O jornalista também falou sobre o legado que Ayrton Senna deixou na segurança no automobilismo: “Infelizmente, ou felizmente para os pilotos atuais, o legado dele foi a melhoria na parte de segurança do carro. Antigamente, era possível ver até os ombros dos pilotos e  os equipamentos de segurança não eram tão efetivos como são hoje. Depois da morte do Senna, só houve mais uma morte na Fórmula 1, e foi erro da direção de prova”.

 

Julianne Cerasoli, jornalista e dona da coluna ‘Pole Position’ no UOL, já atendeu mais de 160 Grandes Prêmios e também falou à AGEMT, sobre a figura de Senna: “Ele era um personagem muito interessante como um todo, capaz ao mesmo tempo de atos de muita generosidade fora da pista e extremo egoísmo dentro dela. De fala doce e de manobras arrojadas, ele também era marcado pelo perfeccionismo que elevou o nível do esporte”.

 

A jornalista comentou sobre quando assistia as corridas na sua infância: “Minhas lembranças são mais de criança mesmo, mais afetuosas, então não conseguiria apontar um momento em especial”. Além disso, ela destacou Senna como orgulho nacional, por conta do período desestabilizado economicamente. “Ele sempre fazia questão de passar uma mensagem de orgulho de ser brasileiro e de mostrar que nós também éramos capazes de fazer coisas boas.”.

 

Julianne contou como Senna a fez perceber a disparidade entre os pilotos e equipes europeias, quando comparadas aos brasileiros que estavam envolvidos no automobilismo, mas que ele também mostrou ao mundo que podemos ser respeitados.

 

Julianne Cerasoli na frente da placa Ayrton Senna Road, na cidade inglesa de Reading. – Foto: Reprodução/Instagram @myf1life
Julianne Cerasoli na frente da placa Ayrton Senna Road, na cidade inglesa de Reading. – Foto: Reprodução/Instagram @myf1life

 

“Ele elevou o nível do esporte como um todo.

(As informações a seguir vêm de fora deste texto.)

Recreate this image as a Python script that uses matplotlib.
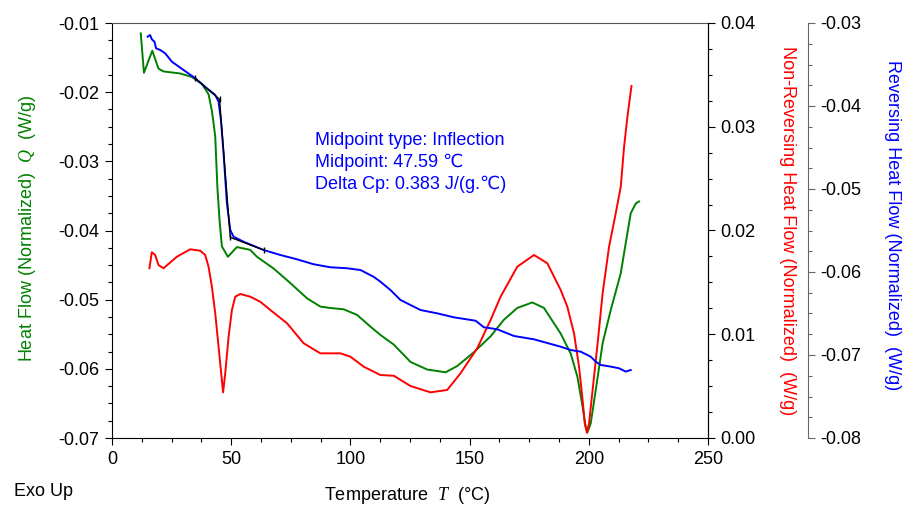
import matplotlib
matplotlib.use("Agg")
import matplotlib.pyplot as plt
from matplotlib.ticker import AutoMinorLocator, MultipleLocator, FormatStrFormatter

plt.rcParams['font.family'] = ['Liberation Sans', 'DejaVu Sans']
plt.rcParams['mathtext.fontset'] = 'custom'
plt.rcParams['mathtext.it'] = 'Liberation Serif:italic'
plt.rcParams['mathtext.rm'] = 'Liberation Sans'

# ---- data ----
green_T = [12.06, 13.4, 16.9, 19.5, 21.6, 28.6, 33.5, 37.7, 40.5, 41.9, 42.6, 43.3, 44.2, 45.1,
           46.1, 48.6, 52.4, 58.0, 60.8, 67.8, 74.8, 81.8, 87.4, 91.6, 97.2, 102.8, 108.4,
           112.6, 118.2, 125.2, 132.2, 139.9, 144.8, 151.8, 158.8, 164.4, 170.0, 176.3, 181.2,
           188.2, 192.4, 195.2, 197.4, 198.7, 199.4, 200.8, 202.9, 205.8, 209.2, 213.4, 215.5,
           217.6, 219.7, 221.1]
green_Q = [-0.0115, -0.0172, -0.0140, -0.0166, -0.0170, -0.0173, -0.0178, -0.0188, -0.0203,
           -0.0227, -0.0245, -0.0264, -0.0337, -0.0385, -0.0423, -0.0438, -0.0424, -0.0428,
           -0.0438, -0.0455, -0.0476, -0.0498, -0.0510, -0.0512, -0.0514, -0.0522, -0.0539,
           -0.0551, -0.0565, -0.0590, -0.0601, -0.0605, -0.0596, -0.0576, -0.0553, -0.0529,
           -0.0512, -0.0504, -0.0512, -0.0549, -0.0578, -0.0611, -0.0655, -0.0684, -0.0692,
           -0.0679, -0.0631, -0.0563, -0.0515, -0.0462, -0.0418, -0.0375, -0.0361, -0.0358]

red_T = [15.7, 16.7, 18.1, 19.5, 21.6, 27.2, 32.8, 37.0, 39.1, 40.5, 41.9, 43.3, 44.7, 45.8,
         46.6, 47.5, 48.9, 50.3, 51.7, 53.8, 58.0, 62.2, 66.4, 73.4, 80.4, 87.4, 95.8, 100.0,
         105.6, 112.6, 118.2, 125.2, 133.6, 140.6, 146.2, 153.2, 158.8, 163.0, 170.0, 177.0,
         182.6, 188.2, 191.0, 193.8, 195.9, 197.4, 198.3, 199.2, 200.1, 201.6, 203.7, 205.8,
         208.5, 211.3, 213.4, 214.8, 216.2, 217.9]
red_R = [0.01636, 0.0179, 0.01764, 0.01667, 0.01636, 0.01747, 0.01819, 0.01805, 0.01764,
         0.01651, 0.01458, 0.01202, 0.0088, 0.00624, 0.0044, 0.00624, 0.00976, 0.01234,
         0.01362, 0.01388, 0.01362, 0.01313, 0.01234, 0.01106, 0.00913, 0.00816, 0.00816,
         0.00784, 0.00687, 0.00607, 0.0060, 0.00501, 0.0044, 0.00463, 0.00624, 0.00865,
         0.01137, 0.01362, 0.01651, 0.01764, 0.01684, 0.01427, 0.01265, 0.01009, 0.00687,
         0.00366, 0.00142, 0.00051, 0.00142, 0.00463, 0.00913, 0.01395, 0.01844, 0.02166,
         0.02422, 0.02808, 0.03097, 0.03393]

blue_T = [14.96, 15.97, 16.7, 17.8, 18.5, 20.2, 22.3, 25.1, 30.0, 34.9, 39.8, 43.3, 44.7,
          45.7, 46.8, 48.2, 49.6, 51.0, 55.2, 63.6, 70.6, 77.6, 84.6, 91.6, 98.6, 104.2,
          109.7, 112.6, 116.8, 121.0, 129.4, 136.4, 143.4, 152.5, 156.0, 161.6, 168.6, 177.0,
          188.2, 192.4, 196.6, 200.8, 202.9, 205.0, 209.2, 212.7, 215.5, 217.6]
blue_B = [-0.03165, -0.03145, -0.03196, -0.03225, -0.03305, -0.03325, -0.03365, -0.03466,
          -0.03566, -0.03666, -0.03787, -0.03867, -0.03948, -0.04169, -0.0457, -0.05172,
          -0.05494, -0.05575, -0.05635, -0.05735, -0.05795, -0.05847, -0.05907, -0.05943,
          -0.05955, -0.05976, -0.06057, -0.06117, -0.06217, -0.06337, -0.06458, -0.06498,
          -0.06546, -0.06587, -0.06666, -0.0669, -0.06771, -0.06811, -0.06900, -0.06940,
          -0.06960, -0.07020, -0.07080, -0.07120, -0.07140, -0.07160, -0.07200, -0.07181]

tan_T = [34.9, 45.1, 49.6, 63.6]
tan_B = [-0.03666, -0.03919, -0.05582, -0.05735]

annot_lines = ["Midpoint type: Inflection", "Midpoint: 47.59 \u2103", "Delta Cp: 0.383 J/(g.\u2103)"]

GREEN = '#008000'
RED = '#ff0000'
BLUE = '#0000ff'
FS = 13

fig = plt.figure(figsize=(9.04, 5.07), dpi=100)
W = 708 - 112
ax = fig.add_axes([112/904, 1-438/507, W/904, (438-23)/507])
ax2 = ax.twinx()
ax3 = ax.twinx()
ax3.spines['right'].set_position(('axes', (808-112)/W))

ax.plot(green_T, green_Q, color=GREEN, lw=1.4)
ax2.plot(red_T, red_R, color=RED, lw=1.4)
ax3.plot(blue_T, blue_B, color=BLUE, lw=1.4)
ax3.plot(tan_T, tan_B, color='black', lw=1.0, marker='|', ms=5, mew=1.0)

ax.set_xlim(0, 250)
ax.set_ylim(-0.07, -0.01)
ax2.set_ylim(0.0, 0.04)
ax3.set_ylim(-0.08, -0.03)

ax.xaxis.set_major_locator(MultipleLocator(50))
ax.xaxis.set_minor_locator(AutoMinorLocator(4))
for a in (ax, ax2, ax3):
    a.yaxis.set_major_locator(MultipleLocator(0.01))
    a.yaxis.set_minor_locator(AutoMinorLocator(4))
    a.yaxis.set_major_formatter(FormatStrFormatter('%.2f'))
    a.tick_params(which='major', direction='out', length=5, labelsize=FS, width=0.8, pad=4)
    a.tick_params(which='minor', direction='out', length=3, width=0.8)

ax.spines['top'].set_color('#555555')
for a in (ax2, ax3):
    for s in ('top', 'left', 'bottom'):
        a.spines[s].set_visible(False)
ax3.spines['right'].set_color('#666666')
ax3.tick_params(axis='y', which='both', color='#666666')

ax.set_ylabel("Heat Flow (Normalized)  $Q$  (W/g)", color=GREEN, fontsize=FS, va='center')
ax.yaxis.set_label_coords((27-112)/W, (438-229)/415)
ax2.set_ylabel("Non-Reversing Heat Flow (Normalized)  (W/g)", color=RED, fontsize=FS,
               rotation=-90, va='center', ha='center')
ax2.yaxis.set_label_coords((788-112)/W, 0.5)
ax3.set_ylabel("Reversing Heat Flow (Normalized)  (W/g)", color=BLUE, fontsize=FS,
               rotation=-90, va='center', ha='center')
ax3.yaxis.set_label_coords((893-112)/W, (438-225)/415)
ax.set_xlabel("Temperature  $T$  (\u00b0C)", fontsize=FS, va='center')
ax.xaxis.set_label_coords((407-112)/W, -(495-438)/415)

fig.text(14/904, 1-492/507, "Exo Up", fontsize=FS, va='center', ha='left')

for i, line in enumerate(annot_lines):
    fig.text(315/904, 1-(140+i*22)/507, line, color=BLUE, fontsize=FS, va='center', ha='left')

fig.savefig("out.png", dpi=100)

Não era apenas um piloto muito talentoso, mas era alguém também que trabalhava bem sua relação com os jornalistas e internamente nas equipes por que passou, que cuidava do preparo físico, da alimentação. Era um homem de negócios, se preocupava em usar sua posição para ajudar os menos privilegiados. Depois dele, esse passou a ser o novo padrão esperado de um grande campeão da F1”, a jornalista completou, sobre o legado de Ayrton Senna no mundo do automobilismo.


 

Fórmula 1 depois do Senna

Em 2014, Jules Bianchi sofreu um grave acidente no GP de Suzuka, no Japão, que o deixou em coma por 9 meses. Após uma bandeira amarela, um guindaste entrou na pista para remover o carro de Adrian Sutil, enquanto os outros pilotos ainda estavam correndo. Por conta do tufão Phanfone, uma forte chuva atingia o autódromo, Bianchi derrapou e bateu embaixo do equipamento. Ele foi o último piloto a falecer enquanto competia na F1.

Esse acidente fez com que novas medidas de segurança fossem tomadas, de maneira que protegessem melhor os pilotos enquanto estivessem no cockpit. Apesar de muito criticado na época,  a instalação do Halo – peça curvada que fica sob a cabeça dos pilotos – já salvou a vida de mais de oito pilotos, entre eles Lewis Hamilton em Monza, em 2021; Charles Leclerc em Spa-Francorchamps, em 2018; Romain Grosjean, na batida em que sua Haas partiu ao meio e explodiu no Bahrein, em 2020 e o mais recente, com Guanyu Zhou preso entre a barreira de pneus e o alambrado, em 2022, na etapa de Silverstone.

Ayrton Senna no GP do Brasil em 1993. – Foto: Paul-Henri Cahier/Getty Images
Ayrton Senna no GP do Brasil em 1993. – Foto: Paul-Henri Cahier/Getty Images

 

Desde a morte de Senna, em 1994, já foram 11 pilotos diferentes sendo campeões mundiais, oito equipes campeãs e 542 GPs disputados. A Williams venceu mais dois campeonatos de Construtores, enquanto a McLaren venceu apenas um. Senna ainda mantém alguns recordes até hoje, como mais vitórias em Mônaco, maior número de poles e primeira fila consecutivas.